Tuesday, May 8, 2012

I’m Not a Witch, I’m Your Wife.


I want to get married. That’s what I’ve decided. I mean, duh it would be freaking awesome to find someone that I loved that loved me back and with whom I wanted to spend the rest of my life, but I think I want the technical designation of marital union as well.

Let me explain. I don’t care what it’s called, necessarily. Spouse, mate, buddy-friend, partner in crime; the name doesn’t hold a candle to the level of importance of the actual relationship. I like the idea of being officially linked together though because that means we’re stuck together, no just up and peacing out because something gets hard or someone gets frustrated (or frustrating). In my little mind, the level of commitment that comes with marriage is where it’s at.

This is what’s been in my head as of late. Now that I’ve come to terms with the notion that I can’t weasel my way out of having a future and all. Not that it will happen any time soon, but somewhere down the line.

First I’d have to have some heavy-duty conversations with some people. Namely my family. Which scares the crap out of me. So it’ll be a while yet.

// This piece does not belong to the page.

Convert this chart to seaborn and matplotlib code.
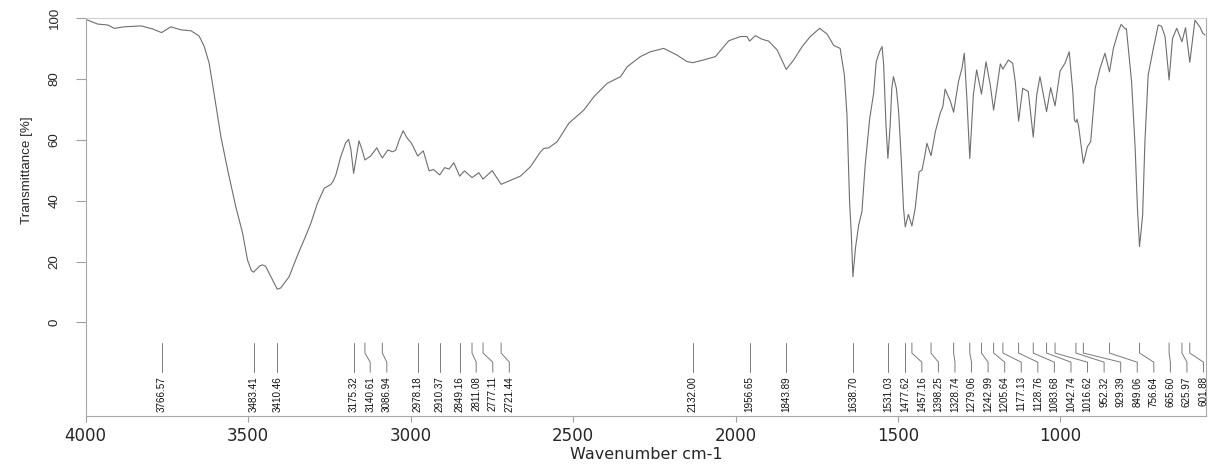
import matplotlib
matplotlib.use("Agg")
import matplotlib.pyplot as plt
from matplotlib import font_manager
import seaborn as sns
import pandas as pd

# spectrum (wavenumber cm-1, transmittance %)
wavenumber = [
    4000, 3994, 3963, 3932, 3912, 3881, 3830, 3794, 3766.57, 3738, 3707, 3676,
    3651, 3635, 3620, 3605, 3584, 3563, 3538, 3517, 3502, 3490, 3483.41, 3465,
    3456, 3446, 3430, 3410.46, 3400, 3374, 3348, 3328, 3307, 3287, 3266, 3246,
    3238, 3230, 3215, 3200, 3191, 3184, 3175.32, 3166, 3159, 3150, 3140.61, 3123,
    3104, 3095, 3086.94, 3070, 3056, 3046, 3035, 3023, 3010, 2997, 2978.18, 2961,
    2943, 2930, 2910.37, 2895, 2882, 2867, 2849.16, 2834, 2811.08, 2790, 2777.11,
    2749, 2721.44, 2697, 2662, 2631, 2600, 2590, 2575, 2549, 2513, 2467, 2436,
    2395, 2354, 2333, 2293, 2262, 2221, 2180, 2150, 2132.00, 2098, 2062, 2021,
    1985, 1965, 1956.65, 1939, 1918, 1898, 1872, 1843.89, 1821, 1795, 1770, 1741,
    1718, 1698, 1678, 1665, 1657, 1649, 1644, 1638.70, 1631, 1621, 1611, 1601,
    1587, 1575, 1567, 1557, 1549, 1544, 1537, 1531.03, 1524, 1519, 1514, 1505,
    1498, 1490, 1483, 1477.62, 1468, 1457.16, 1447, 1435, 1426, 1419, 1411,
    1398.25, 1385, 1370, 1362, 1355, 1339, 1328.74, 1314, 1303, 1296, 1288,
    1279.06, 1268, 1258, 1242.99, 1229, 1216, 1205.64, 1185, 1177.13, 1160, 1147,
    1139, 1128.76, 1116, 1099, 1083.68, 1073, 1063, 1042.74, 1030, 1016.62, 1001,
    986, 973, 962, 957, 952.32, 949, 944, 929.39, 917, 907, 893, 878, 863, 849.06,
    837, 822, 813, 801, 797, 781, 770, 763, 756.64, 747, 740, 730, 714, 699, 689,
    678, 665.60, 655, 642, 625.97, 615, 601.88, 586, 571, 562, 555,
]
transmittance = [
    99.8, 99.4, 98.1, 97.8, 96.7, 97.2, 97.5, 96.5, 95.3, 97.2, 96.2, 95.9,
    94.2, 90.7, 85.2, 75.3, 61.1, 50.1, 38.0, 29.3, 20.5, 17.0, 16.5, 18.5,
    18.9, 18.4, 15.0, 10.9, 11.3, 15.0, 22.1, 27.1, 32.6, 39.1, 44.1, 45.3,
    46.5, 48.5, 54.5, 59.0, 60.2, 57.0, 49.0, 55.0, 59.7, 57.0, 53.4, 54.7,
    57.4, 55.5, 54.1, 56.7, 56.1, 56.6, 60.0, 63.0, 60.5, 58.9, 54.7, 56.4,
    49.8, 50.3, 48.5, 50.9, 50.4, 52.5, 48.1, 49.8, 47.6, 49.2, 47.1,
    49.9, 45.4, 46.5, 48.1, 51.2, 56.1, 57.2, 57.4, 59.4, 65.5, 69.8, 74.2,
    78.6, 80.8, 84.1, 87.4, 89.0, 90.1, 87.9, 85.8, 85.4, 86.3, 87.4, 92.6,
    94.0, 94.0, 92.5, 94.3, 93.1, 92.5, 89.6, 83.2, 86.3, 90.7, 94.0, 96.7,
    94.8, 91.1, 90.1, 81.3, 68.2, 39.7, 29.8, 15.0, 24.3, 32.0, 36.4, 51.7,
    67.1, 75.3, 85.7, 89.0, 90.7, 84.6, 64.9, 53.9, 64.9, 77.0, 80.8, 77.0,
    69.3, 53.9, 37.5, 31.4, 35.5, 31.7, 37.5, 49.5, 50.1, 53.9, 58.9,
    54.8, 62.7, 68.8, 70.9, 76.7, 72.8, 69.1, 79.1, 83.6, 88.5, 73.7,
    53.9, 74.8, 83.0, 75.1, 85.7, 78.1, 69.8, 85.0, 83.3, 86.3, 85.2,
    79.1, 66.2, 77.0, 75.9, 60.9, 74.8, 80.8, 69.3, 77.2, 71.2, 82.7,
    85.2, 89.0, 75.9, 66.5, 65.8, 66.8, 64.5, 52.3, 57.8, 59.4, 77.0, 83.6, 88.5, 82.4,
    90.1, 95.6, 98.0, 96.5, 96.6, 79.1, 57.2, 37.5, 24.9, 35.3, 59.4, 81.3, 90.1, 97.8, 97.4,
    94.0, 79.7, 93.4, 96.7, 92.3, 96.9, 85.5, 99.4, 97.2, 95.1, 94.5,
]

# picked peaks
peaks = [
    3766.57, 3483.41, 3410.46, 3175.32, 3140.61, 3086.94, 2978.18, 2910.37,
    2849.16, 2811.08, 2777.11, 2721.44, 2132.00, 1956.65, 1843.89, 1638.70,
    1531.03, 1477.62, 1457.16, 1398.25, 1328.74, 1279.06, 1242.99, 1205.64,
    1177.13, 1128.76, 1083.68, 1042.74, 1016.62, 952.32, 929.39, 849.06,
    756.64, 665.60, 625.97, 601.88,
]

x_ticks = [4000, 3500, 3000, 2500, 2000, 1500, 1000]
y_ticks = [0, 20, 40, 60, 80, 100]

spec = pd.DataFrame({"wavenumber": wavenumber, "transmittance": transmittance})

sns.set_theme(style="ticks")
plt.rcParams["font.family"] = ["DejaVu Sans"]

# vertical texts are condensed in the original; use a narrow face if present
installed = {f.name for f in font_manager.fontManager.ttflist}
if "Liberation Sans Narrow" in installed:
    narrow, k = ["Liberation Sans Narrow", "DejaVu Sans"], 1.0
else:
    narrow, k = ["Liberation Sans", "DejaVu Sans"], 0.82

fig = plt.figure(figsize=(12.12, 4.68), dpi=100)
ax = fig.add_axes([85.7 / 1212, 1 - 416 / 468, (1206 - 85.7) / 1212, (416 - 18.3) / 468])

sns.lineplot(data=spec, x="wavenumber", y="transmittance", sort=False,
             estimator=None, color="#6e6e6e", linewidth=0.8, ax=ax)

# peak markers with leader lines, labels pushed apart when crowded
min_gap = 51
prev = None
for p in peaks:
    lx = p if prev is None else min(p, prev - min_gap)
    prev = lx
    if lx == p:
        ax.plot([p, p], [-6.8, -16.4], color="#7a7a7a", lw=0.7)
    else:
        ax.plot([p, p, lx, lx], [-6.8, -10.1, -13.1, -16.4], color="#7a7a7a", lw=0.7)
    ax.text(lx, -17.8, f"{p:.2f}", rotation=90, ha="center", va="top",
            fontsize=8.7 * k, family=narrow, color="#111111")

ax.set_xlim(4000, 552)
ax.set_ylim(-30.8, 100)
ax.set_xticks(x_ticks)
ax.set_yticks(y_ticks)
ax.set_xticklabels([str(t) for t in x_ticks], fontsize=12)
ax.set_yticklabels([str(t) for t in y_ticks], fontsize=11.6 * k, family=narrow,
                   rotation=90, va="center")
ax.tick_params(axis="x", length=4.5, width=0.8, color="#a0a0a0", pad=3.5)
ax.tick_params(axis="y", length=7, width=0.8, color="#a0a0a0", pad=11)

ax.set_xlabel("Wavenumber cm-1", fontsize=11.5)
ax.xaxis.set_label_coords(0.5, -0.077)
ax.set_ylabel("Transmittance [%]", fontsize=11.8 * k, family=narrow)
ylo, yhi = ax.get_ylim()
ax.yaxis.set_label_coords(-0.047, (50 - ylo) / (yhi - ylo))

for side in ["left", "bottom", "right"]:
    ax.spines[side].set_color("#a8a8a8")
    ax.spines[side].set_linewidth(0.8)
ax.spines["top"].set_color("#d0d0d0")
ax.spines["top"].set_linewidth(0.8)

fig.savefig("out.png", dpi=100)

And now, it’s time for a picture. Assuming I can figure out how to post one. But I figure it’s high time I learned, so hopefully it works. These guys are straight-up my favorite couple ever. I know everyone loves Ellen, but her sweet wife is one of my all-time heroes.

2 comments:

  1. I love Ellen but I also love Portia and I think they are a gorgeous couple.

    As for the tough conversations. No being able to speak from personal experience, don't rush. Have them on your terms, in your own time. It's going to be hard no matter what but when you are prepared you will feel better about it.

    I want to get married someday too. In fact, this is quite apropos for my post next week. Apparently great minds think a like. ;)

    Take care of yourself Bailey, we are all rooting for each other here!

    ReplyDelete
    Replies
    1. Isn't she amazing? Have you read her book? It's basically the best ever. Unbearable Lightness.

      Yeah, I'm thinking I'm going to wait for now. I'm getting anxious to have it done and out of the way, but at the same time I'm pretty afraid to tell them. So it might be a while. How are things on that front with you? Still not so much with the things being taken well?